TORONTO - Theatre moguls Garth Drabinsky and Myron Gottlieb were fully aware of the large-scale fraud committed at Livent Inc., Ontario's top court heard Wednesday.

"If you're management, you have to approve these things at the end of the day," Crown attorney Alex Hrybinsky argued on the final day of the pair's appeal hearing. "This was a company that two individuals, sophisticated business people, ran. The two owners participated fully in all aspects of the operations."

The theatre heavyweights, whose company was behind such Canadian and Broadway theatre hits as "The Phantom of the Opera," were each convicted of two counts of fraud in 2009. Drabinsky was sentenced to seven years behind bars, while Gottlieb got six.

They argue that their accounting staff perpetrated the fraud without their knowledge and Gottlieb is seeking a new trial while Drabinsky's is asking for and outright acquittal.

The Ontario Court of Appeal reserved its judgment Wednesday.

Judge Mary Lou Benotto convicted Gottlieb and Drabinsky, finding that the pair manipulated the income reported on the financial statements of their company Livent Inc. over nine years, before it went bankrupt in 1998.

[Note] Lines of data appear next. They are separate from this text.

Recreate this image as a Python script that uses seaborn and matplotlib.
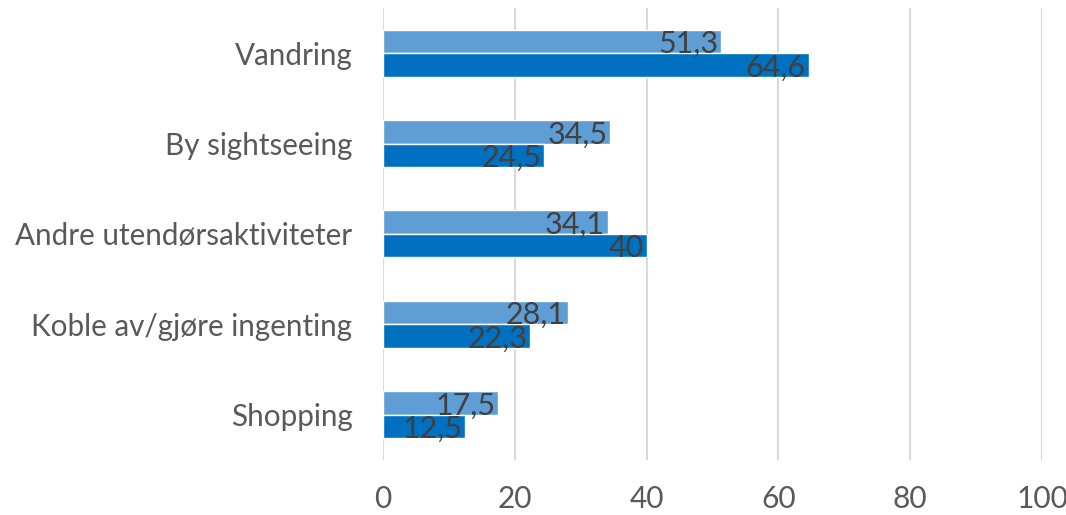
import pandas as pd
import matplotlib
matplotlib.use("Agg")
import matplotlib.pyplot as plt
import seaborn as sns

# Data
categories = ["Vandring", "By sightseeing", "Andre utendørsaktiviteter",
              "Koble av/gjøre ingenting", "Shopping"]
serie_1 = [51.3, 34.5, 34.1, 28.1, 17.5]   # light blue (top bar)
serie_2 = [64.6, 24.5, 40.0, 22.3, 12.5]   # dark blue (bottom bar)
x_ticks = [0, 20, 40, 60, 80, 100]

df = pd.DataFrame({
    "Aktivitet": categories * 2,
    "Andel": serie_1 + serie_2,
    "Serie": ["Serie 1"] * len(categories) + ["Serie 2"] * len(categories),
})

sns.set_theme(style="white")
plt.rcParams["font.family"] = ["Lato", "DejaVu Sans"]

fig = plt.figure(figsize=(10.66, 5.15), dpi=100)
ax = fig.add_axes([0.3593, 0.1068, 0.6182, 0.8777])

sns.barplot(data=df, y="Aktivitet", x="Andel", hue="Serie", orient="h",
            palette=["#5F9ED4", "#0070C0"], width=0.52, gap=0,
            saturation=1, legend=False, ax=ax, zorder=3)

# value labels, right-aligned at the bar end (Excel "inside end" look)
for cont in ax.containers:
    for bar, v in zip(cont.patches, cont.datavalues):
        yc = bar.get_y() + bar.get_height() / 2
        ax.annotate(f"{v:g}".replace(".", ","), (v, yc),
                    xytext=(-2, 0), textcoords="offset points",
                    ha="right", va="center_baseline", fontsize=22,
                    color="#404040", zorder=4)

ax.set_xlim(0, 100)
ax.set_xticks(x_ticks)
ax.set_ylim(4.5, -0.5)
ax.grid(axis="x", color="#D9D9D9", linewidth=1.5, zorder=0)
ax.set_axisbelow(True)
for s in ax.spines.values():
    s.set_visible(False)
ax.tick_params(axis="x", length=0, pad=18, labelsize=21.5, labelcolor="#595959")
ax.tick_params(axis="y", length=0, pad=22, labelsize=21.3, labelcolor="#595959")
ax.set_xlabel("")
ax.set_ylabel("")

fig.savefig("out.png", dpi=100)
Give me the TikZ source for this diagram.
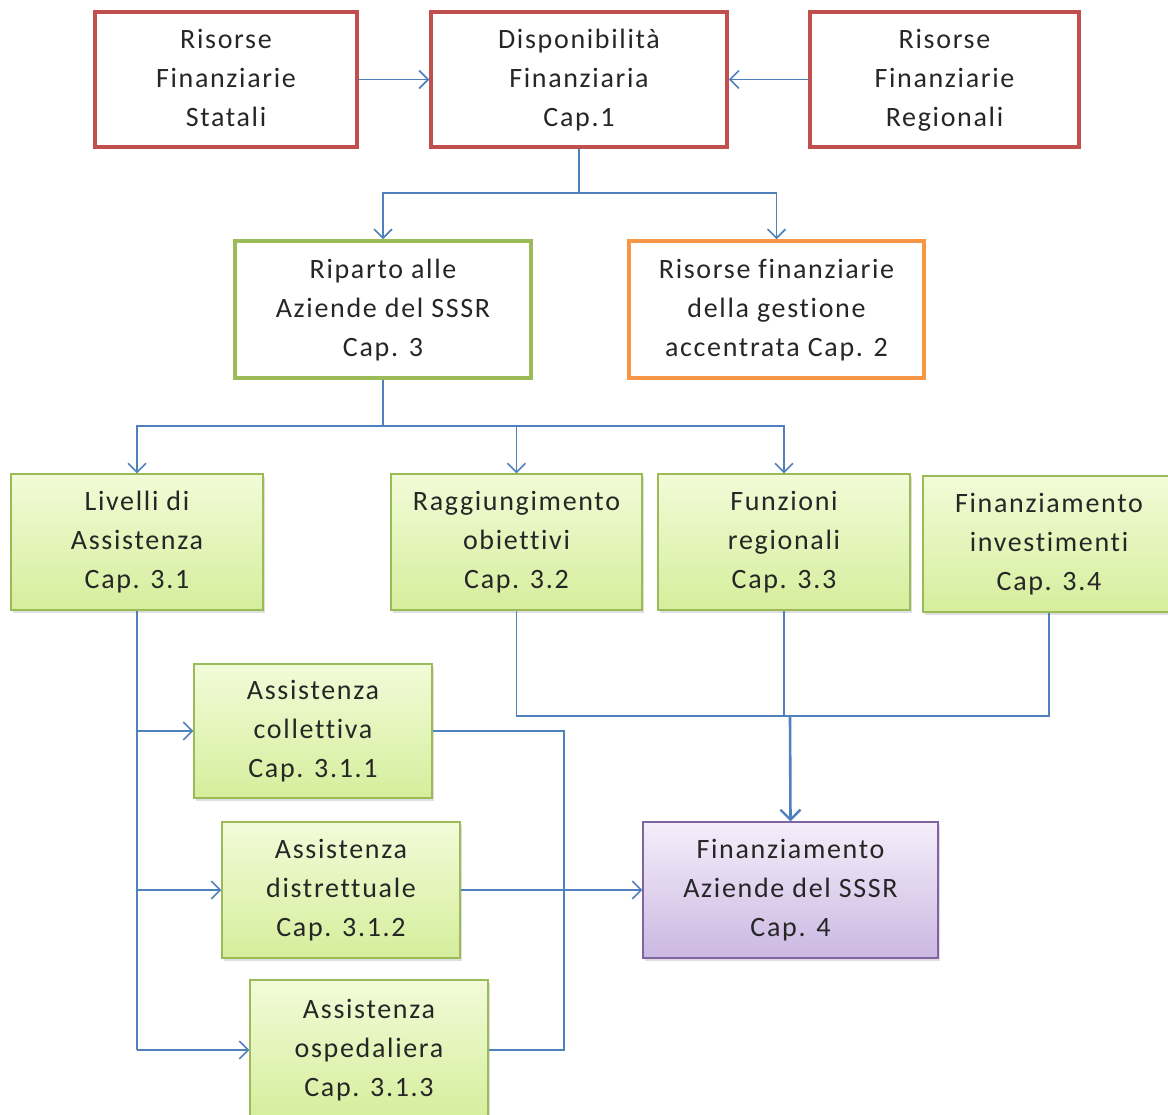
\documentclass[tikz,border=0pt]{standalone}
\usepackage{fontspec}
\setmainfont[LetterSpace=6,Ligatures=NoCommon]{Carlito}
\usetikzlibrary{arrows.meta,shadows}
\definecolor{cred}{HTML}{C0504D}
\definecolor{cgreen}{HTML}{9BBB59}
\definecolor{corange}{HTML}{F79646}
\definecolor{cblue}{HTML}{4F81BD}
\definecolor{cpurple}{HTML}{8064A2}
\definecolor{gtop}{HTML}{F2FBD8}
\definecolor{gbot}{HTML}{D5EE9C}
\definecolor{ptop}{HTML}{F5EEFA}
\definecolor{pbot}{HTML}{CBB8E2}
\newcommand\threel[3]{\strut #1\\#2\\#3\strut}
\tikzset{
  base/.style={align=center, inner sep=0pt, text=black!85,
    font=\fontsize{28}{39}\selectfont},
  redbox/.style={base, draw=cred, line width=3.5pt},
  greenbox/.style={base, draw=cgreen, line width=3.5pt},
  orangebox/.style={base, draw=corange, line width=3.5pt},
  lgbox/.style={base, draw=cgreen, line width=1.2pt, top color=gtop, bottom color=gbot,
    drop shadow={shadow xshift=2pt, shadow yshift=-3pt, opacity=0.25}},
  pbox/.style={base, draw=cpurple, line width=1.2pt, top color=ptop, bottom color=pbot,
    drop shadow={shadow xshift=2pt, shadow yshift=-3pt, opacity=0.25}},
  conn/.style={draw=cblue, line width=1.6pt},
  arr/.style={conn, -{Straight Barb[length=9pt,width=18pt,line width=1.6pt]}},
  bigarr/.style={draw=cblue, line width=2.6pt, -{Straight Barb[length=10pt,width=20pt,line width=2.4pt]}},
}
\begin{document}
\begin{tikzpicture}[x=1pt,y=-1pt]
\useasboundingbox (0,0) rectangle (1168,1115);
\clip (0,0) rectangle (1168,1115);
% top row
\node[redbox, minimum width=262pt, minimum height=135pt] (st) at (226,79.5) {\threel{Risorse}{Finanziarie}{Statali}};
\node[redbox, minimum width=296pt, minimum height=135pt] (dp) at (579,79.5) {\threel{Disponibilità}{Finanziaria}{Cap.1}};
\node[redbox, minimum width=269pt, minimum height=135pt] (rg) at (944.5,79.5) {\threel{Risorse}{Finanziarie}{Regionali}};
% second row
\node[greenbox, minimum width=296pt, minimum height=137pt] (rp) at (383,309.5) {\threel{Riparto alle}{Aziende del SSSR}{Cap. 3}};
\node[orangebox, minimum width=295pt, minimum height=137pt] (ga) at (776.5,309.5) {\threel{Risorse finanziarie}{della gestione}{accentrata Cap. 2}};
% third row
\node[lgbox, minimum width=252pt, minimum height=136pt] (la) at (137,542) {\threel{Livelli di}{Assistenza}{Cap. 3.1}};
\node[lgbox, minimum width=251pt, minimum height=136pt] (ro) at (516.5,542) {\threel{Raggiungimento}{obiettivi}{Cap. 3.2}};
\node[lgbox, minimum width=252pt, minimum height=136pt] (fr) at (784,542) {\threel{Funzioni}{regionali}{Cap. 3.3}};
\node[lgbox, minimum width=252pt, minimum height=136pt] (fi) at (1049,544) {\threel{Finanziamento}{investimenti}{Cap. 3.4}};
% sub boxes
\node[lgbox, minimum width=238pt, minimum height=134pt] (ac) at (313,731) {\threel{Assistenza}{collettiva}{Cap. 3.1.1}};
\node[lgbox, minimum width=238pt, minimum height=136pt] (ad) at (341,890) {\threel{Assistenza}{distrettuale}{Cap. 3.1.2}};
\node[lgbox, minimum width=238pt, minimum height=140pt] (ao) at (369,1050) {\threel{Assistenza}{ospedaliera}{Cap. 3.1.3}};
\node[pbox, minimum width=295pt, minimum height=136pt] (c4) at (790.5,890) {\threel{Finanziamento}{Aziende del SSSR}{Cap. 4}};
% coordinates
\coordinate (j1) at (579,193);
\coordinate (j2) at (383,426);
\coordinate (j3) at (790,716);
\coordinate (j4) at (564,890);
% connectors top
\draw[arr] (st.east) -- (dp.west);
\draw[arr] (rg.west) -- (dp.east);
\draw[conn] (dp.south) -- (j1);
\draw[arr] (j1) -| (rp.north);
\draw[arr] (j1) -| (ga.north);
% riparto to third row
\draw[conn] (rp.south) -- (j2);
\draw[arr] (j2) -| (la.north);
\draw[arr] (j2) -| (ro.north);
\draw[arr] (j2) -| (fr.north);
% third row to cap 4
\draw[conn] (ro.south) |- (j3);
\draw[conn] (fr.south) -- (fr.south |- j3);
\draw[conn] (fi.south) |- (j3);
\draw[bigarr] (j3) -- (c4.north);
% livelli to sub boxes
\draw[conn] (la.south) -- (la.south |- ao.west);
\draw[arr] (la.south |- ac.west) -- (ac.west);
\draw[arr] (la.south |- ad.west) -- (ad.west);
\draw[arr] (la.south |- ao.west) -- (ao.west);
% sub boxes to cap 4
\draw[conn] (ac.east) -| (j4);
\draw[conn] (ao.east) -| (j4);
\draw[arr] (ad.east) -- (c4.west);
\end{tikzpicture}
\end{document}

The pair has already stayed out of prison since being convicted, due to speedy paperwork by their lawyers, brothers Edward and Brian Greenspan. Each was granted $350,000 bail, pending the appeal.

Brian Greenspan argued Wednesday that Benotto used faulty logic to convict Drabinsky and Gottlieb, and was merely speculating when she decided they must have known about the fraud.

"She rejects our argument on the grounds of speculation, not common sense," he told the court.

While the exact dollar value of the fraud is not known, the investments made in the public company were more than $500 million.

Benotto found that Drabinsky and Gottlieb devised a kickback scheme dating back to 1989 that saw assets of Livent and its predecessor company overstated in financial statements.

Benotto found that the pair would arbitrarily move operating expenses from one period to another and apply the expenses of one show to another.

"There's no doubt that Drabinsky was driving hard to get the income up and the expenses down, because this thing was a money-eating machine," Justice David Doherty said Wednesday.

Doherty noted that the documents themselves, however, do not prove that fraud occurred. That conclusion relies on the testimony of Crown witnesses, whom the Livent co-founders say lack credibility.